Насколько же мне, всем нам повезло, что мы родились именно в это время. Время, когда не идеально, но развита медикаментозная терапия для психически больных людей. Сколько жизней было спасено. Сколько страданий прекращено. И если, даже сейчас, люди все ещё испытывают тяжелейшие страдания от психических расстройств, то как это было полтора века назад? В каком аду пребывал Ван Гог? В каком аду пребывал его тонко чувствующий, любящий брат, смотрящий на то, как постепенно, в муках, умирает его брат?
А теперь я хотела бы вернуться к вопросу, который задала в начале.
Большинство людей на земле считает, что «гений» и страдания не могут существовать друг без друга. Что сумасшествие может наделять человека особым чувствованием реальности (частично это так). Что художник должен быть голодным (читай — страдать).
Но за всеми этими романтизированными размышлениями совершенно не видно человека. Нет за этими рассуждениями его страданий. Есть только некая «печальная история безумия и гения», которая так нравится любителям драм.
Я часто задавалась вопросом, согласилась бы я забыть все, что знаю, отделиться от любого творчества, взамен на здоровую психику? Прямо сейчас я отвечу — нет. Потому что мне помогли, потому что благодаря современной медицине я поняла, что справляюсь.
Но в тот момент, когда я была поглощена своим расстройством и была в шаге от не добровольного ухода из жизни, я бы без колебаний сказала — конечно. Рвите все, что во мне есть, с корнем, пусть я буду не я, лишь бы не было страданий.
Мне страшно думать о том, какими неимоверными, кровавыми страданиями, выстлана история, дорога безумия, с начала веков и до сегодняшнего дня. И меня пугает, и я ненавижу то, с какой лёгкостью люди готовы сказать — «безумие это плата за талант».
Я не знаю, был бы Ван Гог тем, кем он был, если бы он получил медицинскую помощь. И я думаю, что единственный, кто имеет право ответить на вопрос, стоил ли талант художника его страданий, это он сам. У других такого права нет и быть не должно.

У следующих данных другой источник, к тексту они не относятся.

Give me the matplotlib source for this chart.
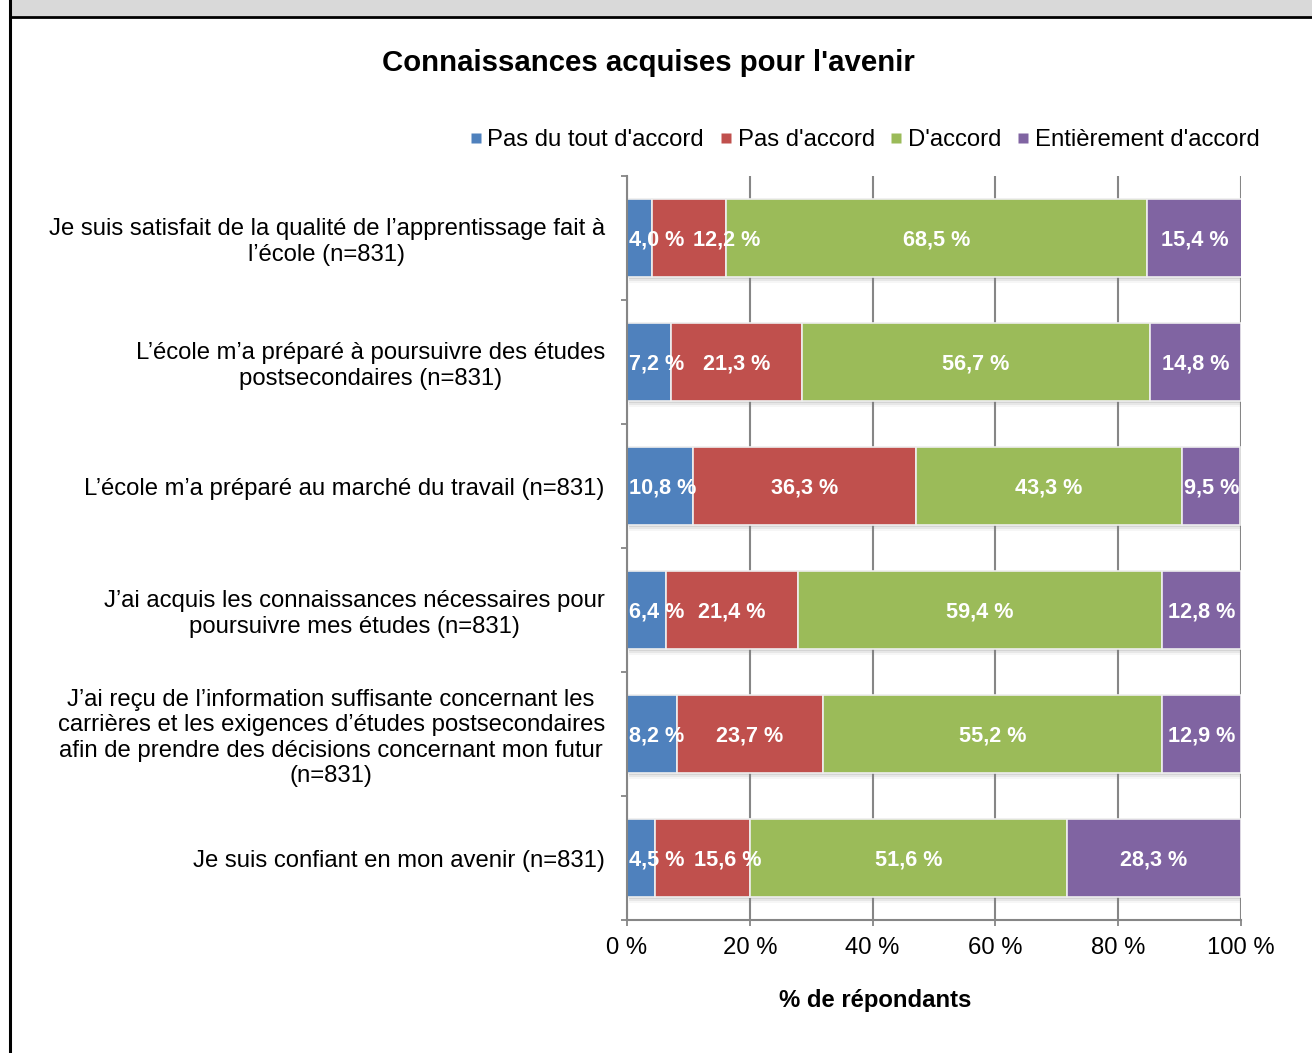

Для себя я отвечаю на этот вопрос так:
Страдания таланта (я упрощаю, в талант я не верю, но верю в симбиоз эмпатии, внимательности и умений) не стоят. Жизнь — художника и его близких — тем более. Но если у страданий есть такое побочное действие, как усиление чувствования, вынужденность творить, чтобы стало легче, то пусть будет так — с паршивой овцы хоть шерсти клок. И этот клок может стать очень значимым, может даже определить то, каким человек считает себя.